The report used payroll records from ADP, a massive payroll software provider, to sample information for millions of workers across tens of thousands of firms to demonstrate AI’s effect on job opportunities.
The researchers also found that “employment declines are concentrated in occupations where AI is more likely to automate, rather than augment, human labor.”
Employment for the youngest workers filling roles as software engineers and customer service agents — two occupations considered highly exposed to generative AI — dropped “considerably” after 2022, while other age groups saw employment growth, the report found. For software engineers aged 22-25, employment fell nearly 20% by July 2025 from a high in late 2022.
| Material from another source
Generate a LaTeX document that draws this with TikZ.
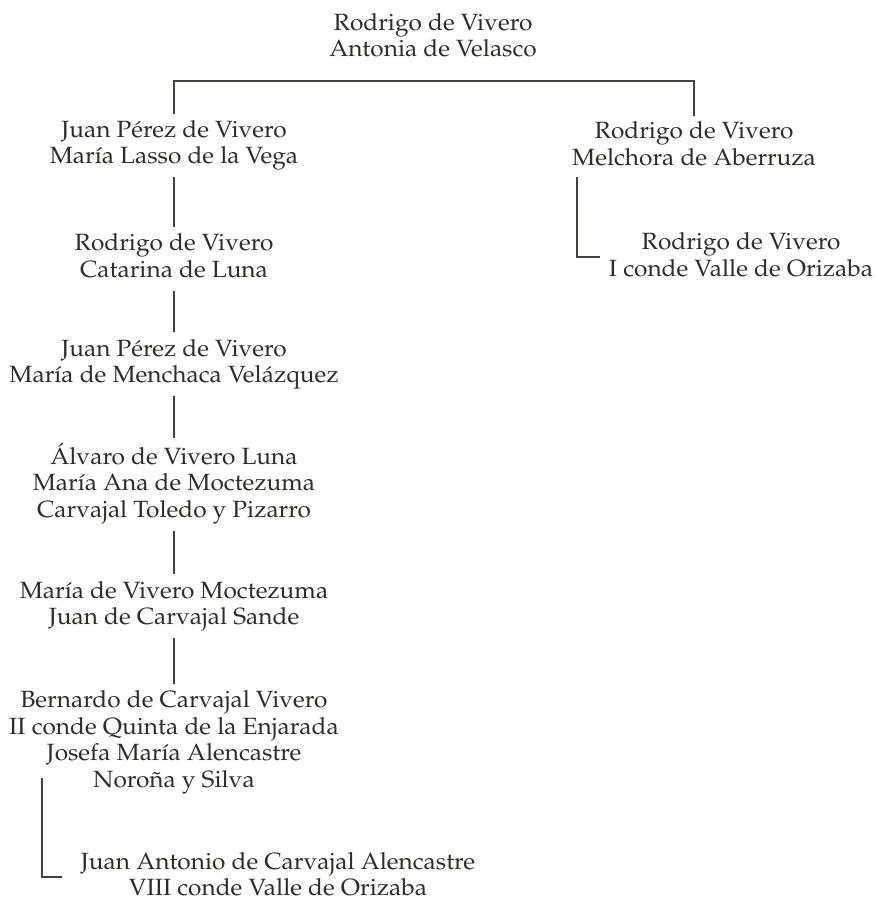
\documentclass[tikz,border=0pt]{standalone}
\usepackage[T1]{fontenc}
\usepackage{graphicx}
\renewcommand{\rmdefault}{ppl}
\definecolor{ink}{HTML}{2F2C24}
\definecolor{rule}{HTML}{45423A}
\newcommand{\pers}[1]{\scalebox{1.04}[1]{\begin{tabular}{@{}c@{}}#1\end{tabular}}}
\begin{document}
\begin{tikzpicture}[x=1pt,y=-1pt,
  person/.style={inner sep=0pt,text=ink,font=\fontsize{23.5}{26.5}\selectfont},
  link/.style={draw=rule,line width=1.8pt},
  fromS/.style={yshift=-5.5pt},
  toN/.style={yshift=5pt}]
\useasboundingbox[fill=white] (0,0) rectangle (877,901);
\node[person] (top) at (433,38) {\pers{Rodrigo de Vivero\\Antonia de Velasco}};
\node[person] (a1) at (174,145) {\pers{Juan P\'erez de Vivero\\Mar\'{\i}a Lasso de la Vega}};
\node[person] (a2) at (174,258.5) {\pers{Rodrigo de Vivero\\Catarina de Luna}};
\node[person] (a3) at (174,364) {\pers{Juan P\'erez de Vivero\\Mar\'{\i}a de Menchaca Vel\'azquez}};
\node[person] (a4) at (174,484) {\pers{\'Alvaro de Vivero Luna\\Mar\'{\i}a Ana de Moctezuma\\Carvajal Toledo y Pizarro}};
\node[person] (a5) at (174,606) {\pers{Mar\'{\i}a de Vivero Moctezuma\\Juan de Carvajal Sande}};
\node[person] (a6) at (174,742) {\pers{Bernardo de Carvajal Vivero\\II conde Quinta de la Enjarada\\Josefa Mar\'{\i}a Alencastre\\Noro\~na y Silva}};
\node[person] (a7) at (278,877) {\pers{Juan Antonio de Carvajal Alencastre\\VIII conde Valle de Orizaba}};
\node[person] (b1) at (694,146.5) {\pers{Rodrigo de Vivero\\Melchora de Aberruza}};
\node[person] (b2) at (741,257.5) {\pers{Rodrigo de Vivero\\I conde Valle de Orizaba}};
\coordinate (bar) at (0,81);
\draw[link] ([yshift=4pt]a1.north) -- (a1.north |- bar) -- (b1.north |- bar) -- ([yshift=4pt]b1.north);
\draw[link] ([fromS]a1.south) -- ([toN]a2.north);
\draw[link] ([fromS]a2.south) -- ([toN]a3.north);
\draw[link] ([fromS]a3.south) -- ([toN]a4.north);
\draw[link] ([fromS]a4.south) -- ([toN]a5.north);
\draw[link] ([fromS]a5.south) -- ([toN]a6.north);
\coordinate (k6) at (42,778);
\coordinate (k7) at (62,877);
\draw[link] (k6) |- (k7);
\coordinate (k1) at (577,177);
\coordinate (k2) at (600,257);
\draw[link] (k1) |- (k2);
\end{tikzpicture}
\end{document}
To fend off the AI tsunami’s fallout, some younger workers said they’ve turned to blue-color work, career website Zety recently reported.
A Zety career expert referred to this shift as the ‘AIxiety Pivot’ — a growing movement of professionals who are proactively changing course because of AI-related fears and instability.”
But not all younger workers are on board. Only about a third of Generation Z employees said they strongly agreed that skilled trades provide a quicker and more affordable path to a stable career, yet about half of other generations surveyed thought so, a report by The Harris Poll found.
One theory the Stanford researchers suggested for the effect of AI on early-career workers is that, “by nature of the model training process, AI replaces codified knowledge, the ‘book-learning’ that forms the core of formal education.” On the other hand, “AI may be less capable of replacing tacit knowledge, the idiosyncratic tips and tricks that accumulate with experience” on the job, they said.